### INSTRUCTIONS FOR THE TASK
The lines to extract run from the first line of the material below to the line containing "trunk_err = [5.4, 2.5, 2.0, 1.3, 1.4]", both included; leave the pictures behind.

### PROVIDED MATERIAL
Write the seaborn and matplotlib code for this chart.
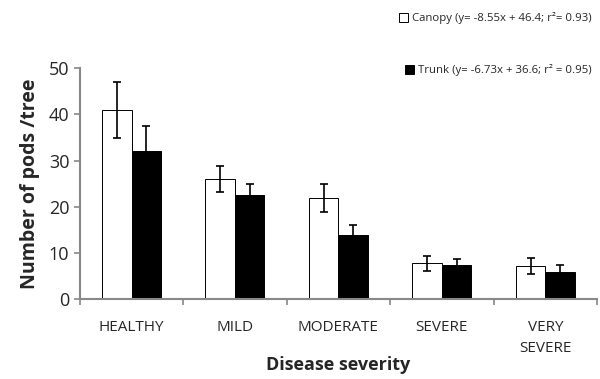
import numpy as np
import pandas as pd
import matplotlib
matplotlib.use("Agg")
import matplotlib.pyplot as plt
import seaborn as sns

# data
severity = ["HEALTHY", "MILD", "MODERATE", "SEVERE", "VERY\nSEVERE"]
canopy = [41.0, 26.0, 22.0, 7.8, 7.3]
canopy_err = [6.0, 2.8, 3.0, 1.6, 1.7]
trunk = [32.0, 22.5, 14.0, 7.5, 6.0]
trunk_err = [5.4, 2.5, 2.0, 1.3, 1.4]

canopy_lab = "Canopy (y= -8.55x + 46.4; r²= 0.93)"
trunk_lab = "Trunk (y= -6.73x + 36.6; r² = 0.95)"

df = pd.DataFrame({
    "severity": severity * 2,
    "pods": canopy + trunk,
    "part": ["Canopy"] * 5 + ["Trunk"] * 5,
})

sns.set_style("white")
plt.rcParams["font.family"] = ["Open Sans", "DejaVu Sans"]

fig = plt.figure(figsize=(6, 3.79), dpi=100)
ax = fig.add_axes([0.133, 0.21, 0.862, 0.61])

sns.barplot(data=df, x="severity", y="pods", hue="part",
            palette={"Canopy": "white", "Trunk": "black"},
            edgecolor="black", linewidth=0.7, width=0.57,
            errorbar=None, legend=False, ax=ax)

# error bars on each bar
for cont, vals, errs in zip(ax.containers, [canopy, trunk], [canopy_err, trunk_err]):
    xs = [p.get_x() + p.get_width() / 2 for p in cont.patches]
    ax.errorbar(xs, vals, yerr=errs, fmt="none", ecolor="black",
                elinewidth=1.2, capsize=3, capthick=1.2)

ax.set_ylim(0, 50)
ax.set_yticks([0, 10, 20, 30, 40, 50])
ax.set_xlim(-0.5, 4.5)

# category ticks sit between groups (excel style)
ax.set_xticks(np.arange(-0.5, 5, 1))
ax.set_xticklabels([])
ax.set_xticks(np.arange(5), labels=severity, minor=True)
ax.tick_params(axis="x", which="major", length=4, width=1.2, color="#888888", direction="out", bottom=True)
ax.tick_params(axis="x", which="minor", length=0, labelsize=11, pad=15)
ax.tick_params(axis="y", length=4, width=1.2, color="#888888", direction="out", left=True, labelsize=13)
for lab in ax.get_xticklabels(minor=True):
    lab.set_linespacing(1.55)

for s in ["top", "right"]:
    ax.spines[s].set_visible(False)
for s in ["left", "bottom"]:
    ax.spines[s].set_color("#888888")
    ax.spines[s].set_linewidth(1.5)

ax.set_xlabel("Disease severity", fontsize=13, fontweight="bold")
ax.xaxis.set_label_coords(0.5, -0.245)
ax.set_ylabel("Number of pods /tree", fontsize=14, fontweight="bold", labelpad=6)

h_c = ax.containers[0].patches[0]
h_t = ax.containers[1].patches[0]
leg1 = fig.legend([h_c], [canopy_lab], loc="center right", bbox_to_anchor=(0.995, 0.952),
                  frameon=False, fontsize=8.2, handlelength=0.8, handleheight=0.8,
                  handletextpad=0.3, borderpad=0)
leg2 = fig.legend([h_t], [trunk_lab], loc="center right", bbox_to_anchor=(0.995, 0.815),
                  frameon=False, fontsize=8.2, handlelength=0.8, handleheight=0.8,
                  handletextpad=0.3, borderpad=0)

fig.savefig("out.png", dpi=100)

### TASK SOLUTION
Write the seaborn and matplotlib code for this chart.
import numpy as np
import pandas as pd
import matplotlib
matplotlib.use("Agg")
import matplotlib.pyplot as plt
import seaborn as sns

# data
severity = ["HEALTHY", "MILD", "MODERATE", "SEVERE", "VERY\nSEVERE"]
canopy = [41.0, 26.0, 22.0, 7.8, 7.3]
canopy_err = [6.0, 2.8, 3.0, 1.6, 1.7]
trunk = [32.0, 22.5, 14.0, 7.5, 6.0]
trunk_err = [5.4, 2.5, 2.0, 1.3, 1.4]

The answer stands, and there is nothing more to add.